-- Start of Data excerpt --

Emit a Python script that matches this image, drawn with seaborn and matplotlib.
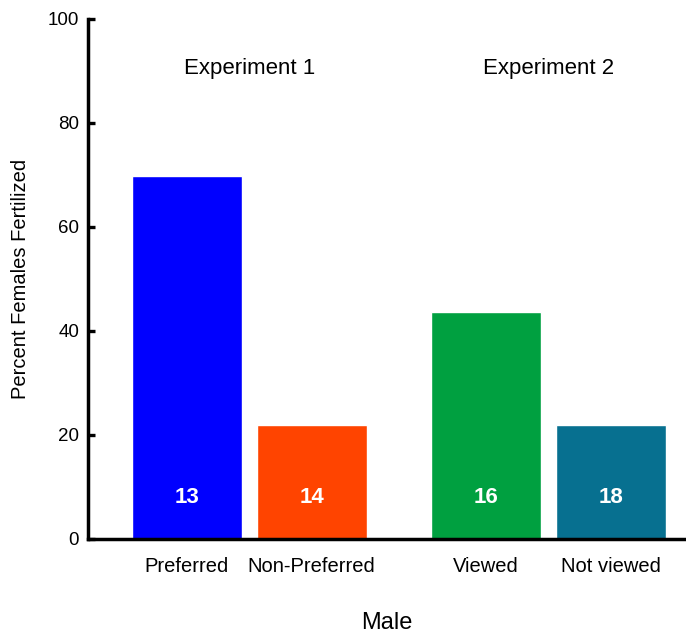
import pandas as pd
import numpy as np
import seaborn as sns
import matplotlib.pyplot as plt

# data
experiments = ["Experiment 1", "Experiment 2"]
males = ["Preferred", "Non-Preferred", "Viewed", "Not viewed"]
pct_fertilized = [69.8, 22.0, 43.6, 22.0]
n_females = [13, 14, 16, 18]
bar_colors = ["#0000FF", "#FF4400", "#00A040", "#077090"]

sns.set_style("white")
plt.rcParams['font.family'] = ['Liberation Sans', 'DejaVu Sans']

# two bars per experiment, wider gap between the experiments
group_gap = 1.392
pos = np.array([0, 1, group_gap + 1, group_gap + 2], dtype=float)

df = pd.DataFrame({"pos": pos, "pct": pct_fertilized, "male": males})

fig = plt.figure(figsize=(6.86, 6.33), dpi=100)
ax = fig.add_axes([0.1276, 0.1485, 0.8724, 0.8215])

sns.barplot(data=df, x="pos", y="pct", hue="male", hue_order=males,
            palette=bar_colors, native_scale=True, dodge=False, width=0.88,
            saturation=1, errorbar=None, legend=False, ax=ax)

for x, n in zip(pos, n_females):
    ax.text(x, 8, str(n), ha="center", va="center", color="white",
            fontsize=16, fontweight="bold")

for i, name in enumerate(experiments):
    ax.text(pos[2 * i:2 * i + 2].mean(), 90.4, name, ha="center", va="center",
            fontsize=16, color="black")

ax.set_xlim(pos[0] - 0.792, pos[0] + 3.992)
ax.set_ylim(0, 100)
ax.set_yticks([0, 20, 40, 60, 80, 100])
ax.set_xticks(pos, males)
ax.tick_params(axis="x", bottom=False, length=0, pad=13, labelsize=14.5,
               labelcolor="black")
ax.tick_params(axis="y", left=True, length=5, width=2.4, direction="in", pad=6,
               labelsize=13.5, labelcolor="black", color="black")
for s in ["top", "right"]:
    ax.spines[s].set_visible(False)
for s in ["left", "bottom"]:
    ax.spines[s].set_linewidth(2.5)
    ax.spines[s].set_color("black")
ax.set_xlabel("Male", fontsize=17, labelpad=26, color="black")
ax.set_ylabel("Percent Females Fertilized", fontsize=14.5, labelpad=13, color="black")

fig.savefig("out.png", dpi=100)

-- End of Data excerpt --

- What to do: Repeat only the lines between the start of the data and the line with "pos = np.array([0, 1, group_gap", including those two lines, and skip the pictures.

- Result of the exercise:
Emit a Python script that matches this image, drawn with seaborn and matplotlib.
import pandas as pd
import numpy as np
import seaborn as sns
import matplotlib.pyplot as plt

# data
experiments = ["Experiment 1", "Experiment 2"]
males = ["Preferred", "Non-Preferred", "Viewed", "Not viewed"]
pct_fertilized = [69.8, 22.0, 43.6, 22.0]
n_females = [13, 14, 16, 18]
bar_colors = ["#0000FF", "#FF4400", "#00A040", "#077090"]

sns.set_style("white")
plt.rcParams['font.family'] = ['Liberation Sans', 'DejaVu Sans']

# two bars per experiment, wider gap between the experiments
group_gap = 1.392
pos = np.array([0, 1, group_gap + 1, group_gap + 2], dtype=float)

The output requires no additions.